> _Data block_
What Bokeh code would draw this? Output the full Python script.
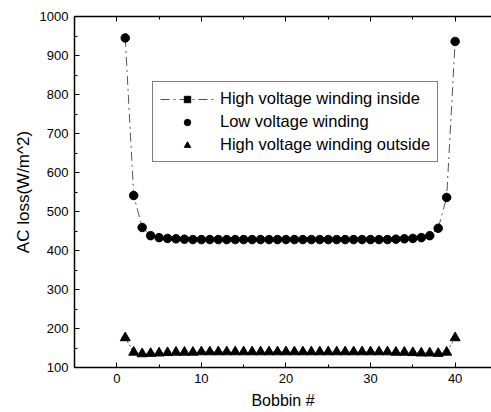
from bokeh.plotting import figure
from bokeh.models import Range1d, LinearAxis, Legend, LegendItem, ColumnDataSource, FixedTicker
from bokeh.embed import file_html
from bokeh.resources import INLINE

bobbin = list(range(1, 41))
hv_inside = [945, 541, 459, 438, 433, 431, 430, 429, 428, 428, 428, 428, 428, 428, 428, 428, 428, 428, 428, 428,
             428, 428, 428, 428, 428, 428, 428, 428, 428, 428, 428, 428, 429, 430, 431, 433, 438, 457, 536, 936]
low_voltage = [945, 541, 459, 438, 433, 431, 430, 429, 428, 428, 428, 428, 428, 428, 428, 428, 428, 428, 428, 428,
               428, 428, 428, 428, 428, 428, 428, 428, 428, 428, 428, 428, 429, 430, 431, 433, 438, 457, 536, 936]
hv_outside = [176, 139, 135, 136, 137, 138, 139, 139, 139, 140, 140, 140, 140, 140, 140, 140, 140, 140, 140, 140,
              140, 140, 140, 140, 140, 140, 140, 140, 140, 140, 140, 140, 139, 139, 138, 137, 137, 136, 139, 176]
x_ticks = [0, 10, 20, 30, 40]
x_minor = [-5, 5, 15, 25, 35, 45]
y_ticks = [100, 200, 300, 400, 500, 600, 700, 800, 900, 1000]
y_minor = [150, 250, 350, 450, 550, 650, 750, 850, 950]

FONT = "Liberation Sans"

p = figure(width=491, height=412, output_backend="svg", toolbar_location=None,
           x_range=Range1d(-5, 44.3), y_range=Range1d(100, 1000),
           min_border_left=74, min_border_right=0, min_border_top=16, min_border_bottom=45)
p.grid.visible = False
p.outline_line_color = None
p.background_fill_color = "white"
p.border_fill_color = "white"

p.xaxis[0].ticker = FixedTicker(ticks=x_ticks, minor_ticks=x_minor)
p.yaxis[0].ticker = FixedTicker(ticks=y_ticks, minor_ticks=y_minor)

for ax in (p.xaxis[0], p.yaxis[0]):
    ax.major_tick_in = 5
    ax.major_tick_out = 0
    ax.minor_tick_in = 3
    ax.minor_tick_out = 0
    ax.axis_line_color = "black"
    ax.axis_line_width = 1.5
    ax.major_tick_line_color = "black"
    ax.minor_tick_line_color = "black"
    ax.major_label_text_font = FONT
    ax.major_label_text_font_size = "13px"
    ax.major_label_text_color = "black"
    ax.axis_label_text_font = FONT
    ax.axis_label_text_font_style = "normal"
    ax.axis_label_text_color = "black"

p.xaxis.axis_label = "Bobbin #"
p.xaxis.axis_label_text_font_size = "16px"
p.xaxis.major_label_standoff = 6
p.xaxis.axis_label_standoff = 6
p.yaxis.axis_label = "AC loss(W/m^2)"
p.yaxis.axis_label_text_font_size = "17px"
p.yaxis.major_label_standoff = 6
p.yaxis.axis_label_standoff = 4

top = LinearAxis(ticker=FixedTicker(ticks=x_ticks, minor_ticks=x_minor))
top.major_tick_in = 5
top.major_tick_out = 0
top.minor_tick_in = 3
top.minor_tick_out = 0
top.major_label_text_font_size = "0px"
top.major_label_text_color = None
top.major_label_standoff = 0
top.axis_line_width = 1.5
top.axis_line_color = "black"
p.add_layout(top, "above")

src = ColumnDataSource(dict(x=bobbin, hvi=hv_inside, lv=low_voltage, hvo=hv_outside))

l1 = p.line("x", "hvi", source=src, line_color="#555555", line_width=1, line_dash="9 4 2 4")
s1 = p.scatter("x", "hvi", source=src, marker="square", size=5.5, color="black")
c1 = p.scatter("x", "lv", source=src, marker="circle", size=8.5, color="black")
l3 = p.line("x", "hvo", source=src, line_color="#555555", line_width=1, line_dash="2 2")
t1 = p.scatter("x", "hvo", source=src, marker="triangle", size=10, color="black")

legend = Legend(items=[
    LegendItem(label="High voltage winding inside", renderers=[l1, s1]),
    LegendItem(label="Low voltage winding", renderers=[c1]),
    LegendItem(label="High voltage winding outside", renderers=[t1]),
], location=(78, 205))
legend.label_text_font = FONT
legend.label_text_font_size = "16.5px"
legend.label_text_color = "black"
legend.glyph_width = 54
legend.glyph_height = 16
legend.label_height = 16
legend.spacing = 4
legend.label_standoff = 6
legend.padding = 7
legend.margin = 0
legend.border_line_color = "black"
legend.border_line_width = 1
legend.background_fill_alpha = 1
p.add_layout(legend, "center")

open("out.html", "w").write(file_html(p, INLINE))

> _Task goal_
Everything from the first line of the listing above through the line that contains "from bokeh.resources import INLINE" is to be restated word for word, minus the pictures.

> _Completed task_
What Bokeh code would draw this? Output the full Python script.
from bokeh.plotting import figure
from bokeh.models import Range1d, LinearAxis, Legend, LegendItem, ColumnDataSource, FixedTicker
from bokeh.embed import file_html
from bokeh.resources import INLINE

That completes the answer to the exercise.